Social Security is best viewed as an intergenerational redistribution of income from younger working Americans to older retired Americans, accomplished with a 6.2 percent payroll tax levied on all earned income up to an annual wage-base limit, $176,100 in 2025. Employers are similarly assessed at 6.2 percent of their employees’ earned income. Those who are self-employed must pay both their own 6.2 percent payroll tax and the 6.2 percent employer tax, a total of 12.4 percent, since they are effectively their own employers.
Payroll tax revenues go into the Social Security trust fund, where they are then directly disbursed as benefits to eligible retired individuals. For this reason, some have cynically described Social Security as a Ponzi scheme, in which the later contributors (younger working generations) are taxed to pay for benefits paid to earlier contributors (older Americans receiving benefits).
Misconceptions about Social Security
Social Security was never designed to be a pension plan, yet employees contribute to the program during their working years as they might to a proper pension plan.
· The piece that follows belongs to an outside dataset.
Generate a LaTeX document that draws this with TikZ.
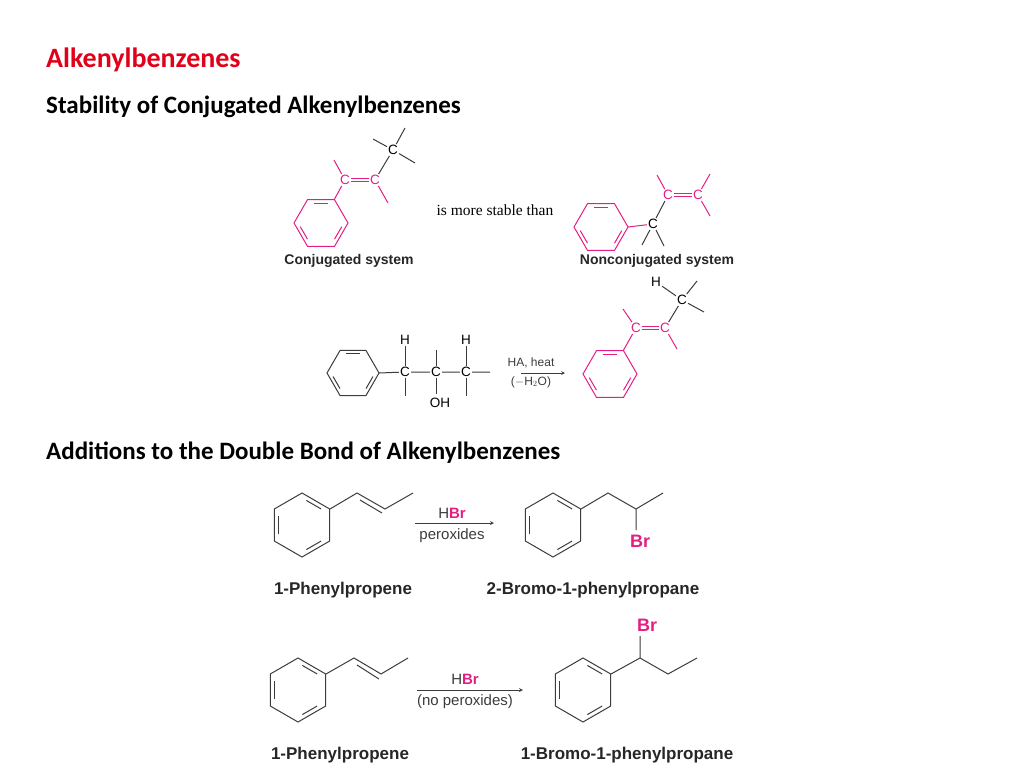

Employees could probably have accumulated more retirement funds through a defined-contribution plan than with a mandatory Social Security payroll tax, but the program has historically conveyed to the nation an appealing aura of shared social welfare.
After his re-election in 2004, George W. Bush announced his support of individually-managed accounts within Social Security, similar to 401(k) accounts, but the public response to individual accounts was so negative that he never pursued it in his second term, nor have subsequent presidents followed up on the notion.
Paying the payroll tax is a necessary, but not sufficient, condition to receive Social Security benefits. A 1960 Supreme Court decision in Fleming v. Nestor clarified that Social Security was meant to be a form of long-term social insurance, not a contractual government benefit, therefore, merely having contributed payroll tax does not entitle an individual to benefits. It had been—and still is among many Americans—a common misconception that paying the tax is sufficient to receive benefits, but the 1960 decision still governs, and the Court has never revisited the matter.
Gen X and Social Security
If Congress takes no action, the projected insolvency of the Social Security trust fund will affect Gen X. The oldest of the generation—born in 1965, currently age 60—will be eligible to apply for benefits at age 62 in 2027. The youngest Gen X-ers will not be able to apply until 2042. Benefits for all generations could be reduced by about 25 percent, imposing hardship on many seniors.
Elected officials remain mum on plans to assure Social Security’s future viability. The 2024 presidential candidates vowed not to cut benefits, yet offered no plans such as increasing the benefit eligibility age, revising benefit calculations, or increasing the payroll tax, measures most recently taken by the Reagan administration in 1983 to assure Social Security’s future. One can make an educated guess that—rather than overseeing a 25 percent benefit reduction—most politicians would opt to fund benefits from general tax revenues if the trust fund is inadequate. This would require Congressional action.
Once again, comparable to the transition from defined-benefit pension plans to defined-contribution 401(k) plans, Gen X will likely be affected by political action to assure the future of Social Security. Such is the fate of Gen X-ers as the old adage that “demography is destiny” impacts their lives in real time.